For the purposes of IHTA 1984 "close company" means a company within the meaning of the Corporation Tax Acts which is (or would be if resident in the United Kingdom) a close company for the purposes of those Acts.

Broadly a “close company” is a company under the control:

  1. of 5 or fewer participators, or
  2. of participators who are directors.

The 2017 legislation goes much further than making shares in offshore rich companies subject to IHT.

Among those that were introduced, one of particular interest in this case is the two-year rule.

According to this rule, the proceeds of sale of an interest in a company continue to stay within the IHT net for two years afterwards even if they are reinvested in other assets.

Potential exit charges at the trust level will also have to be considered.


Deciding to de-envelop a UK property out of an offshore company requires careful thinking.

The benefits of closing down the structure and eliminate its costs administrative burden must be weighed against the administrative, legal and tax costs of carrying out the transaction itself.

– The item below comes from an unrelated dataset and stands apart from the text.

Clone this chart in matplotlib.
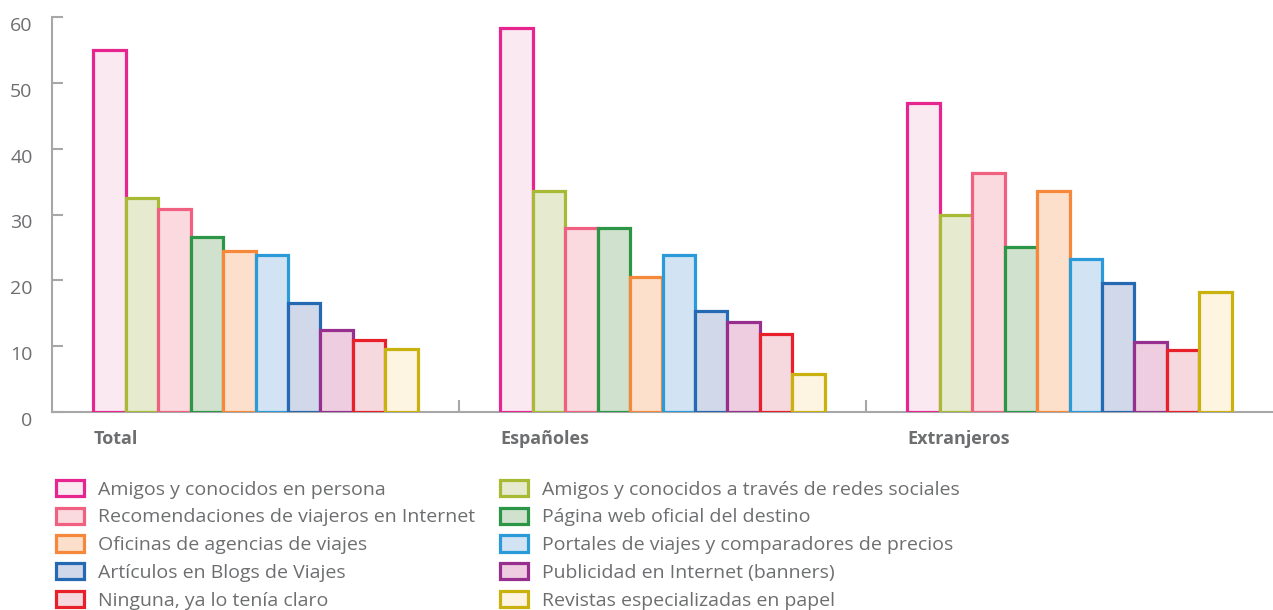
import matplotlib.pyplot as plt
import matplotlib.transforms as mtransforms
from matplotlib.patches import Patch
import numpy as np

plt.rcParams['font.family'] = ['Open Sans', 'DejaVu Sans']

groups = ["Total", "Españoles", "Extranjeros"]
fuentes = [
    "Amigos y conocidos en persona",
    "Amigos y conocidos a través de redes sociales",
    "Recomendaciones de viajeros en Internet",
    "Página web oficial del destino",
    "Oficinas de agencias de viajes",
    "Portales de viajes y comparadores de precios",
    "Artículos en Blogs de Viajes",
    "Publicidad en Internet (banners)",
    "Ninguna, ya lo tenía claro",
    "Revistas especializadas en papel",
]
total = [55.0, 32.5, 30.8, 26.6, 24.4, 23.8, 16.5, 12.5, 11.0, 9.5]
espanoles = [58.3, 33.6, 28.0, 28.0, 20.5, 23.8, 15.3, 13.7, 11.9, 5.8]
extranjeros = [47.0, 30.0, 36.3, 25.1, 33.6, 23.3, 19.6, 10.6, 9.4, 18.2]
y_ticks = [0, 10, 20, 30, 40, 50, 60]

edge_colors = ["#e6258e", "#a8b934", "#f06080", "#2a9646", "#f5883a",
               "#2a9ad9", "#2569b3", "#972f8f", "#e8202a", "#c9b20e"]
face_colors = ["#fbe9f2", "#e6ebcf", "#fbdadf", "#d0e2cd", "#fde0cb",
               "#d2e3f3", "#d0d8ea", "#eecde1", "#f6d9de", "#fdf4e1"]

grey = "#a7a7a9"
text_grey = "#6d6e70"

fig = plt.figure(figsize=(12.73, 6.10), dpi=100)
ax = fig.add_axes([52 / 1273, 1 - 412 / 610, 1 - 52 / 1273, 395 / 610])

values = np.array([total, espanoles, extranjeros])
n = len(fuentes)
span = 0.797
width = span / n
x = np.arange(len(groups))
for i in range(n):
    pos = x - span / 2 + width * (i + 0.5)
    ax.bar(pos, values[:, i], width=width, color=face_colors[i],
           edgecolor=edge_colors[i], linewidth=2.3, zorder=3)

ax.set_xlim(-0.5, 2.5)
ax.set_ylim(0, 60)

for s in ["top", "right"]:
    ax.spines[s].set_visible(False)
for s in ["left", "bottom"]:
    ax.spines[s].set_color(grey)
    ax.spines[s].set_linewidth(1.5)

ax.set_yticks(y_ticks)
ax.tick_params(axis="y", direction="in", length=8, width=1.5, color=grey,
               labelsize=14, labelcolor=text_grey, pad=14)
shift = mtransforms.ScaledTranslation(0, -0.07, fig.dpi_scale_trans)
for lab in ax.get_yticklabels():
    lab.set_transform(lab.get_transform() + shift)

# small separators between groups
ax.set_xticks([0.5, 1.5])
ax.set_xticklabels([])
ax.tick_params(axis="x", direction="in", length=9, width=1.5, color=grey)

for xi, g in zip(x, groups):
    ax.text(xi - span / 2, -4.1, g, ha="left", va="center", fontsize=13,
            fontweight="bold", color=text_grey)

handles = [Patch(facecolor=face_colors[i], edgecolor=edge_colors[i], linewidth=2.3,
                 label=fuentes[i]) for i in range(n)]
leg_kw = dict(frameon=False, fontsize=14, handlelength=1.45, handleheight=0.9,
              handletextpad=0.7, labelspacing=0.46, labelcolor=text_grey,
              borderaxespad=0, borderpad=0)
leg1 = fig.legend(handles=handles[0::2], loc="upper left",
                  bbox_to_anchor=(56 / 1273, 1 - 480 / 610), **leg_kw)
leg2 = fig.legend(handles=handles[1::2], loc="upper left",
                  bbox_to_anchor=(500 / 1273, 1 - 480 / 610), **leg_kw)

fig.savefig("out.png", dpi=100)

Tax costs will depend on several factors: the base cost of the property, its market value at the time of the transfer it to its shareholder, whether any debt is secured against the property, the value of the company’s shares at April 2019 and the country of residence of the shareholder.

Proper consideration must also be taken to potential SDLT pitfalls.

Furthermore, exposure to UK inheritance tax after disposing of the company’s shares should not be overseen.

As usual before taking any decision please seek professional advice.